→ **Given material**:

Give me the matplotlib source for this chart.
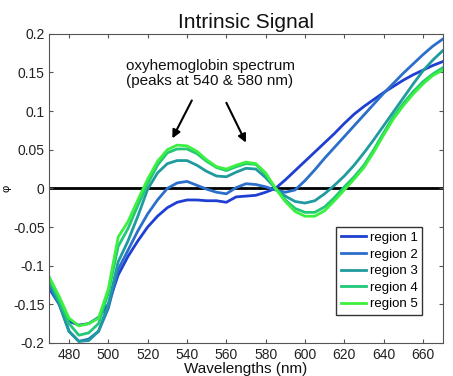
import matplotlib
matplotlib.use("Agg")
import matplotlib.pyplot as plt

plt.rcParams['font.family'] = ['Liberation Sans', 'DejaVu Sans']

wavelengths = [470, 475, 480, 485, 490, 495, 500, 505, 510, 515, 520, 525, 530, 535,
               540, 545, 550, 555, 560, 565, 570, 575, 580, 585, 590, 595, 600, 605,
               610, 615, 620, 625, 630, 635, 640, 645, 650, 655, 660, 665, 670]

region1 = [-0.130, -0.150, -0.172, -0.177, -0.175, -0.167, -0.150, -0.112, -0.088, -0.068,
           -0.050, -0.036, -0.025, -0.018, -0.015, -0.015, -0.016, -0.016, -0.018, -0.011,
           -0.010, -0.009, -0.005, 0.000, 0.011, 0.023, 0.035, 0.047, 0.059, 0.071, 0.084,
           0.096, 0.106, 0.115, 0.124, 0.132, 0.140, 0.147, 0.153, 0.159, 0.164]
region2 = [-0.128, -0.150, -0.185, -0.198, -0.195, -0.185, -0.155, -0.105, -0.080, -0.055,
           -0.033, -0.015, 0.000, 0.007, 0.009, 0.004, -0.001, -0.005, -0.007, 0.001, 0.006,
           0.005, 0.002, -0.002, -0.005, -0.002, 0.010, 0.024, 0.039, 0.053, 0.067, 0.081,
           0.095, 0.109, 0.123, 0.136, 0.149, 0.161, 0.173, 0.184, 0.193]
region3 = [-0.120, -0.150, -0.185, -0.198, -0.197, -0.185, -0.150, -0.095, -0.068, -0.036,
           -0.001, 0.020, 0.032, 0.036, 0.036, 0.030, 0.022, 0.016, 0.015, 0.021, 0.026,
           0.025, 0.014, 0.000, -0.010, -0.017, -0.019, -0.016, -0.007, 0.004, 0.016, 0.030,
           0.046, 0.063, 0.081, 0.099, 0.117, 0.135, 0.152, 0.166, 0.178]
region4 = [-0.118, -0.145, -0.175, -0.190, -0.187, -0.175, -0.135, -0.075, -0.052, -0.022,
           0.006, 0.030, 0.046, 0.051, 0.051, 0.045, 0.035, 0.027, 0.023, 0.028, 0.032,
           0.031, 0.018, 0.000, -0.015, -0.026, -0.031, -0.031, -0.024, -0.012, 0.002, 0.015,
           0.030, 0.050, 0.072, 0.093, 0.110, 0.125, 0.138, 0.148, 0.156]
region5 = [-0.115, -0.140, -0.168, -0.178, -0.175, -0.168, -0.130, -0.063, -0.043, -0.015,
           0.012, 0.035, 0.050, 0.056, 0.055, 0.048, 0.037, 0.028, 0.025, 0.030, 0.034,
           0.032, 0.020, 0.000, -0.017, -0.030, -0.036, -0.036, -0.029, -0.016, -0.002, 0.012,
           0.027, 0.047, 0.069, 0.090, 0.107, 0.122, 0.135, 0.146, 0.153]

series = [region1, region2, region3, region4, region5]
labels = ['region 1', 'region 2', 'region 3', 'region 4', 'region 5']
colors = ['#1f3fd2', '#2b6fcb', '#1f9a9e', '#22c878', '#3cf040']

fig = plt.figure(figsize=(4.53, 3.76), dpi=100)
ax = fig.add_axes([0.109, 0.088, 0.868, 0.822])

ax.axhline(0, color='black', lw=2, zorder=1)
for ys, lab, c in zip(series, labels, colors):
    ax.plot(wavelengths, ys, color=c, lw=2, label=lab, zorder=2)

ax.set_xlim(470, 670)
ax.set_ylim(-0.2, 0.2)
ax.set_xticks(range(480, 661, 20))
ax.set_yticks([-0.2, -0.15, -0.1, -0.05, 0, 0.05, 0.1, 0.15, 0.2])
ax.set_yticklabels(['-0.2', '-0.15', '-0.1', '-0.05', '0', '0.05', '0.1', '0.15', '0.2'])
ax.tick_params(direction='in', top=True, right=True, labelsize=10, length=3, color='#555555',
               labelcolor='#222222')
for s in ax.spines.values():
    s.set_color('#555555')

ax.set_title('Intrinsic Signal', fontsize=15, pad=4, color='#111111')
ax.set_xlabel('Wavelengths (nm)', fontsize=11, labelpad=0, color='#111111')
fig.text(0.004, 0.5, 'φ', rotation=90, fontsize=8, va='center', ha='left')

ax.text(551.7, 0.149, 'oxyhemoglobin spectrum\n(peaks at 540 & 580 nm)', ha='center', va='center',
        fontsize=11, linespacing=1.1, color='#111111')
ax.annotate('', xy=(531.9, 0.0615), xytext=(543.1, 0.117),
            arrowprops=dict(arrowstyle='-|>', color='black', lw=1.5, mutation_scale=12))
ax.annotate('', xy=(570.6, 0.056), xytext=(559.4, 0.114),
            arrowprops=dict(arrowstyle='-|>', color='black', lw=1.5, mutation_scale=12))

leg = ax.legend(loc='lower right', bbox_to_anchor=(0.948, 0.09), fontsize=9.5, frameon=True,
                fancybox=False, edgecolor='black', handlelength=1.9, handletextpad=0.3,
                labelspacing=0.33, borderpad=0.35, borderaxespad=0)
leg.get_frame().set_linewidth(1.0)

fig.savefig('out.png', dpi=100)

→ **Written task**:
Omit the pictures, and quote the material above exactly as given.

→ **Final answer**:
Give me the matplotlib source for this chart.
import matplotlib
matplotlib.use("Agg")
import matplotlib.pyplot as plt

plt.rcParams['font.family'] = ['Liberation Sans', 'DejaVu Sans']

wavelengths = [470, 475, 480, 485, 490, 495, 500, 505, 510, 515, 520, 525, 530, 535,
               540, 545, 550, 555, 560, 565, 570, 575, 580, 585, 590, 595, 600, 605,
               610, 615, 620, 625, 630, 635, 640, 645, 650, 655, 660, 665, 670]

region1 = [-0.130, -0.150, -0.172, -0.177, -0.175, -0.167, -0.150, -0.112, -0.088, -0.068,
           -0.050, -0.036, -0.025, -0.018, -0.015, -0.015, -0.016, -0.016, -0.018, -0.011,
           -0.010, -0.009, -0.005, 0.000, 0.011, 0.023, 0.035, 0.047, 0.059, 0.071, 0.084,
           0.096, 0.106, 0.115, 0.124, 0.132, 0.140, 0.147, 0.153, 0.159, 0.164]
region2 = [-0.128, -0.150, -0.185, -0.198, -0.195, -0.185, -0.155, -0.105, -0.080, -0.055,
           -0.033, -0.015, 0.000, 0.007, 0.009, 0.004, -0.001, -0.005, -0.007, 0.001, 0.006,
           0.005, 0.002, -0.002, -0.005, -0.002, 0.010, 0.024, 0.039, 0.053, 0.067, 0.081,
           0.095, 0.109, 0.123, 0.136, 0.149, 0.161, 0.173, 0.184, 0.193]
region3 = [-0.120, -0.150, -0.185, -0.198, -0.197, -0.185, -0.150, -0.095, -0.068, -0.036,
           -0.001, 0.020, 0.032, 0.036, 0.036, 0.030, 0.022, 0.016, 0.015, 0.021, 0.026,
           0.025, 0.014, 0.000, -0.010, -0.017, -0.019, -0.016, -0.007, 0.004, 0.016, 0.030,
           0.046, 0.063, 0.081, 0.099, 0.117, 0.135, 0.152, 0.166, 0.178]
region4 = [-0.118, -0.145, -0.175, -0.190, -0.187, -0.175, -0.135, -0.075, -0.052, -0.022,
           0.006, 0.030, 0.046, 0.051, 0.051, 0.045, 0.035, 0.027, 0.023, 0.028, 0.032,
           0.031, 0.018, 0.000, -0.015, -0.026, -0.031, -0.031, -0.024, -0.012, 0.002, 0.015,
           0.030, 0.050, 0.072, 0.093, 0.110, 0.125, 0.138, 0.148, 0.156]
region5 = [-0.115, -0.140, -0.168, -0.178, -0.175, -0.168, -0.130, -0.063, -0.043, -0.015,
           0.012, 0.035, 0.050, 0.056, 0.055, 0.048, 0.037, 0.028, 0.025, 0.030, 0.034,
           0.032, 0.020, 0.000, -0.017, -0.030, -0.036, -0.036, -0.029, -0.016, -0.002, 0.012,
           0.027, 0.047, 0.069, 0.090, 0.107, 0.122, 0.135, 0.146, 0.153]

series = [region1, region2, region3, region4, region5]
labels = ['region 1', 'region 2', 'region 3', 'region 4', 'region 5']
colors = ['#1f3fd2', '#2b6fcb', '#1f9a9e', '#22c878', '#3cf040']

fig = plt.figure(figsize=(4.53, 3.76), dpi=100)
ax = fig.add_axes([0.109, 0.088, 0.868, 0.822])

ax.axhline(0, color='black', lw=2, zorder=1)
for ys, lab, c in zip(series, labels, colors):
    ax.plot(wavelengths, ys, color=c, lw=2, label=lab, zorder=2)

ax.set_xlim(470, 670)
ax.set_ylim(-0.2, 0.2)
ax.set_xticks(range(480, 661, 20))
ax.set_yticks([-0.2, -0.15, -0.1, -0.05, 0, 0.05, 0.1, 0.15, 0.2])
ax.set_yticklabels(['-0.2', '-0.15', '-0.1', '-0.05', '0', '0.05', '0.1', '0.15', '0.2'])
ax.tick_params(direction='in', top=True, right=True, labelsize=10, length=3, color='#555555',
               labelcolor='#222222')
for s in ax.spines.values():
    s.set_color('#555555')

ax.set_title('Intrinsic Signal', fontsize=15, pad=4, color='#111111')
ax.set_xlabel('Wavelengths (nm)', fontsize=11, labelpad=0, color='#111111')
fig.text(0.004, 0.5, 'φ', rotation=90, fontsize=8, va='center', ha='left')

ax.text(551.7, 0.149, 'oxyhemoglobin spectrum\n(peaks at 540 & 580 nm)', ha='center', va='center',
        fontsize=11, linespacing=1.1, color='#111111')
ax.annotate('', xy=(531.9, 0.0615), xytext=(543.1, 0.117),
            arrowprops=dict(arrowstyle='-|>', color='black', lw=1.5, mutation_scale=12))
ax.annotate('', xy=(570.6, 0.056), xytext=(559.4, 0.114),
            arrowprops=dict(arrowstyle='-|>', color='black', lw=1.5, mutation_scale=12))

leg = ax.legend(loc='lower right', bbox_to_anchor=(0.948, 0.09), fontsize=9.5, frameon=True,
                fancybox=False, edgecolor='black', handlelength=1.9, handletextpad=0.3,
                labelspacing=0.33, borderpad=0.35, borderaxespad=0)
leg.get_frame().set_linewidth(1.0)

fig.savefig('out.png', dpi=100)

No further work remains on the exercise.